* Begin EXCERPTED RECORDS *
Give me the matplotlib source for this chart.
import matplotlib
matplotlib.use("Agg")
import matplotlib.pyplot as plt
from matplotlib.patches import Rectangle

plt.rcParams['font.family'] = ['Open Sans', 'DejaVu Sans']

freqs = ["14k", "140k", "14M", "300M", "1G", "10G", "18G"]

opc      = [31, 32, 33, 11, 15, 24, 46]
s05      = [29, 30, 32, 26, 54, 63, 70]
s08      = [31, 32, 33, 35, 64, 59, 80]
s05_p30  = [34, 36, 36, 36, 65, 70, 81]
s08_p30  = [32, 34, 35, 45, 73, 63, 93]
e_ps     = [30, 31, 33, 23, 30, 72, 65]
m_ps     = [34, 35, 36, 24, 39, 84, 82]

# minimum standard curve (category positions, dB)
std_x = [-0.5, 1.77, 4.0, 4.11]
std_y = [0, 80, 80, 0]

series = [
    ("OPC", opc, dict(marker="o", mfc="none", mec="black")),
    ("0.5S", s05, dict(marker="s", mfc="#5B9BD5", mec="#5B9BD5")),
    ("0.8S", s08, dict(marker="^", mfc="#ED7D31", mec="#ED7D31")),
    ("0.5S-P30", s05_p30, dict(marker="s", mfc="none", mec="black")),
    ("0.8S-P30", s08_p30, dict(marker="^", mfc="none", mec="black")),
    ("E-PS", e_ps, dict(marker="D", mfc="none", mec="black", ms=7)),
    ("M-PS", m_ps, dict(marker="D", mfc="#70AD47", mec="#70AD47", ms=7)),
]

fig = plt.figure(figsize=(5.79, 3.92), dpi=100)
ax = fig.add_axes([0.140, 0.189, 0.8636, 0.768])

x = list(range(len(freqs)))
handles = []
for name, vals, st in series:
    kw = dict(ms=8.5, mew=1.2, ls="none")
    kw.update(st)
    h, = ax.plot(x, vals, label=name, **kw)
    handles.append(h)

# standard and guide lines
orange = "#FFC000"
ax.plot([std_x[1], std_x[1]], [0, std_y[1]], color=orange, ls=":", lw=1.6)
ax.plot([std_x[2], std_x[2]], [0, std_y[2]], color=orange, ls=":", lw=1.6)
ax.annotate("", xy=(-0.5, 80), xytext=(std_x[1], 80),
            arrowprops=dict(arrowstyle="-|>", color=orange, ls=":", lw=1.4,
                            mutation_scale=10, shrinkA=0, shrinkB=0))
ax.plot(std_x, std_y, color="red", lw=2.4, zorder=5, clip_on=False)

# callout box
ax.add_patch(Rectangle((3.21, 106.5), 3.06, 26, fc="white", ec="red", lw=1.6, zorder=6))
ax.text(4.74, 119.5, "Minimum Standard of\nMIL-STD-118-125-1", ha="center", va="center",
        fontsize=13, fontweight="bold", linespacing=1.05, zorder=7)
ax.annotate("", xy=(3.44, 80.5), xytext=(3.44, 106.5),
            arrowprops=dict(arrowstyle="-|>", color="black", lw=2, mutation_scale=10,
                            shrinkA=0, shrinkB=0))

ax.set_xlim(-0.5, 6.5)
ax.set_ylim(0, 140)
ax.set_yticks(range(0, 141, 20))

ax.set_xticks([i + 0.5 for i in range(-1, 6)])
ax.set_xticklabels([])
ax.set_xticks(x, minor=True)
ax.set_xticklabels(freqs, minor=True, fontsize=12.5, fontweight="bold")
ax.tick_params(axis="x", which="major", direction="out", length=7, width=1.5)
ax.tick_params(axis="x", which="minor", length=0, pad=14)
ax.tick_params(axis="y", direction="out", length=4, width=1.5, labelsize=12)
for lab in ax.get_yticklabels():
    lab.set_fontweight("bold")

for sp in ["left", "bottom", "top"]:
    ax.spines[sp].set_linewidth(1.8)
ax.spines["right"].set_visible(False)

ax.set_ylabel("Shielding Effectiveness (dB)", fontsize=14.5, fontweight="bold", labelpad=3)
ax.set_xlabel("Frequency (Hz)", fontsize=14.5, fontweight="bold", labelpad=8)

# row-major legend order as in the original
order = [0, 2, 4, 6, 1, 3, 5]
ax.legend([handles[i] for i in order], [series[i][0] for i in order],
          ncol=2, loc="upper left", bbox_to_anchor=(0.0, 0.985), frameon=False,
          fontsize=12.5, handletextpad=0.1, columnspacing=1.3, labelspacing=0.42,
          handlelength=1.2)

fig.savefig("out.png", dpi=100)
* End EXCERPTED RECORDS *
* Begin EXCERPTED RECORDS *
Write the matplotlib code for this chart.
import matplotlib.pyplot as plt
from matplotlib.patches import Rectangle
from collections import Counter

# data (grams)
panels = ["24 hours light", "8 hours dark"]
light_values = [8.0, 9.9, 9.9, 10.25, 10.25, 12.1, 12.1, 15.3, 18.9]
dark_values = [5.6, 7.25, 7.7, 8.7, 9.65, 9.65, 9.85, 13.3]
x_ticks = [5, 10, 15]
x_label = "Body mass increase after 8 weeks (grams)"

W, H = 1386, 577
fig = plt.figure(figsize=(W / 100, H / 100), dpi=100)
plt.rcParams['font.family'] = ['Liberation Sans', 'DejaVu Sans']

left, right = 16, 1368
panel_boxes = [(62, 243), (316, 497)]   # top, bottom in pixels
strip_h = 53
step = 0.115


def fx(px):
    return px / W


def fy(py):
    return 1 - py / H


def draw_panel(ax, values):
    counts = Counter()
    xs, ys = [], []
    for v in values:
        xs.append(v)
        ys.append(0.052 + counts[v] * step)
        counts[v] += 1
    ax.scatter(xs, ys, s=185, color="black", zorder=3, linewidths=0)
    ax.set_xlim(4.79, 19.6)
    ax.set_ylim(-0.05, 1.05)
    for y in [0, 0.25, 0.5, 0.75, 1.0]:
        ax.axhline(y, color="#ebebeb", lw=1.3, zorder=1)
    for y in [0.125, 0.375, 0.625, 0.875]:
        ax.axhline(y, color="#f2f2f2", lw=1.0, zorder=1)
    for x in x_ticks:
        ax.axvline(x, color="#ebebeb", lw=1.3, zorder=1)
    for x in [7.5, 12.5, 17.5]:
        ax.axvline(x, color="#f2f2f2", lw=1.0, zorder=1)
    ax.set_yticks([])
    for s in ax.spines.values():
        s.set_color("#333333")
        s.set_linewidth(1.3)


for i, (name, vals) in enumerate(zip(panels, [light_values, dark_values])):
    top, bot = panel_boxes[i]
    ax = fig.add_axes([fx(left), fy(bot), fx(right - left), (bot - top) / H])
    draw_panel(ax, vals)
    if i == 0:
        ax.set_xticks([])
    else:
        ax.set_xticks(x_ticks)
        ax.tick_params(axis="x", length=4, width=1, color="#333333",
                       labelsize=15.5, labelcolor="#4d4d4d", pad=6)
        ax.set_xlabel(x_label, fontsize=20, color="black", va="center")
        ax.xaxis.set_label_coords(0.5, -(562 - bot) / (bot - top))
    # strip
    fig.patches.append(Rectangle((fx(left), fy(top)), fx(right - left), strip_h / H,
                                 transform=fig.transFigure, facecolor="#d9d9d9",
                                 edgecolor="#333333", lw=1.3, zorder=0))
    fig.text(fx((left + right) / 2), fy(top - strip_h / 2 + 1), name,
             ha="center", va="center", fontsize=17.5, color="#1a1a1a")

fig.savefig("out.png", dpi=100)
* End EXCERPTED RECORDS *
* Begin EXCERPTED RECORDS *
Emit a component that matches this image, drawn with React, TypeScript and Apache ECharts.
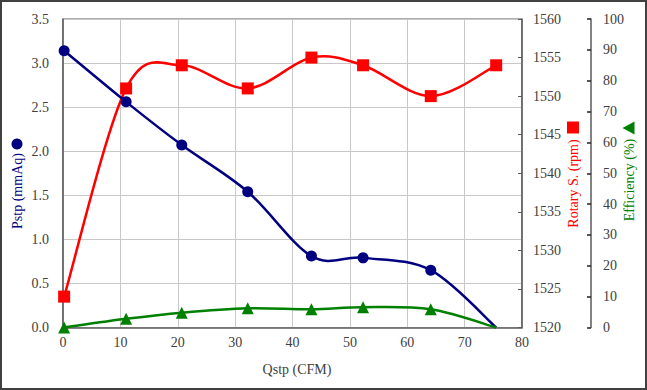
* End EXCERPTED RECORDS *
GIVEN EXERCISE:
Print the lines from the line with "Write the matplotlib code for this chart." to the line with "return 1 - py / H" exactly, and print nothing else. Both of those lines are included.

FINISHED ANSWER:
Write the matplotlib code for this chart.
import matplotlib.pyplot as plt
from matplotlib.patches import Rectangle
from collections import Counter

# data (grams)
panels = ["24 hours light", "8 hours dark"]
light_values = [8.0, 9.9, 9.9, 10.25, 10.25, 12.1, 12.1, 15.3, 18.9]
dark_values = [5.6, 7.25, 7.7, 8.7, 9.65, 9.65, 9.85, 13.3]
x_ticks = [5, 10, 15]
x_label = "Body mass increase after 8 weeks (grams)"

W, H = 1386, 577
fig = plt.figure(figsize=(W / 100, H / 100), dpi=100)
plt.rcParams['font.family'] = ['Liberation Sans', 'DejaVu Sans']

left, right = 16, 1368
panel_boxes = [(62, 243), (316, 497)]   # top, bottom in pixels
strip_h = 53
step = 0.115


def fx(px):
    return px / W


def fy(py):
    return 1 - py / H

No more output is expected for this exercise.